FISHER: Well, let me deal with your first question first. Ms. Barshefsky has noted that there are some forecasts that are trade deficit in goods in 1999, may well exceed $300 billion. I think every other country in the world should be grateful for that. We've been growing our economy. Others have failed to grow their economy. And therefore others have a market to sell into. And I do not buy your argument that this indicates some kind of dramatic deficit in the capacity to produce goods that are sellable elsewhere in the world. It is true that we have moved our economy dramatically up the value-added ladder. We have a distinct comparative advantage in intellectual property and other high value-added goods, but at the same time, we are the largest seller of agricultural goods in the world. We make great manufactured products that are bought and sold around the world. And I think, if you'll forgive me, your assumption that we run a deficit because of some incapacity of manufacturing is a faulty assumption. And I do think it's important that we have played our role in the world.

Now on the other hand, there are limits of tolerance. And there are certainly, there's no limit to hope that others will start growing so that they can re-balance, but this has been the role that we, in essence, have had to play as the market of last, first, and, in some cases, only resort.

As to this business of hatred and enmity, I find that very disturbing. We are negotiators. In every country that I deal with -- and I deal with all of Asia and all of Latin America and even with Canadians and our Mexican friends and the Central Americans and the Caribbean nations -- we have differences of opinion. We will have issues that need resolution. And so you conduct diplomacy to reduce whatever tensions might arise therefrom and to solve these problems.

Personally, having spent time in Japan, having sacrificing my son to one of the best little baseball teams in the Tokyo Spring Junior League, or Senior League, I have personally a very fond regard for Japan. I admire the society. I admire its culture. I admire its people. And in no case do I go home at night with a sense of hatred or enmity towards the people that I sit across the table from. And, by the way, in no case does President Clinton go home at night with a sense of enmity or hatred for the people that he may not always see eye to eye with.

When I mentioned in my speech our own experience, it's with a sincere effort to convey the fact, first of all, that when you're down you don't stay down. It may be the best minds in the world that think you're finished. Paul Kennedy's a great academic, even though he teaches at Yale. And as for Vogel, who's a Harvard prof and has got a first rate mind, they were wrong. So I think it's very important to understand that the purpose of this exercise is to work with and to resolve the differences with, a critical, valuable ally, which is Japan. And I know it's sensational to talk about all the individual differences we have on rice and steel and so on, but put that in the context of a much richer tapestry of a relationship that we have, and I think it'll help you put things in perspective.

Q: Ambassador Fisher. Well, as a journalist, I wouldn't be very happy if you met Mr. Sakakibara while I went home. It's news to me when you cannot meet him. But you said it's one of those rare instances where such things happen. Could one of those rare instances include when the Japanese wanted to have Mr. Rubin -- I'm not talking about Christiane Armanpour's husband -- I'm talking about THE Mr. Rubin. When he was expected here and Mr.

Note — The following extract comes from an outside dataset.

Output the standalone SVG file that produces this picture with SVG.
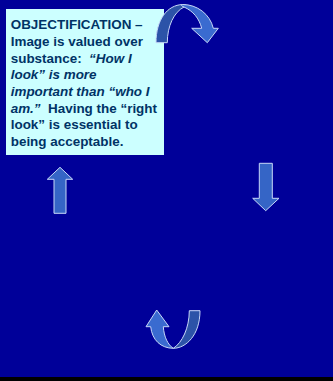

Rubin overflew Japan, or does your department understand the depth of feelings here after Mr. Clinton's visit to China? And in the context of Ed Lincoln's remarks of "tough love", et cetera?

FISHER: Well, first of all, the President made a trip directly to Japan. I think he had a very positive experience here just recently, with good meetings with his counterpart, the Prime Minister. I think he expressed our affection for and our interest in this country. And secondly, I want you to note that on Thursday I travel to Beijing. I came to Japan first. Thank you.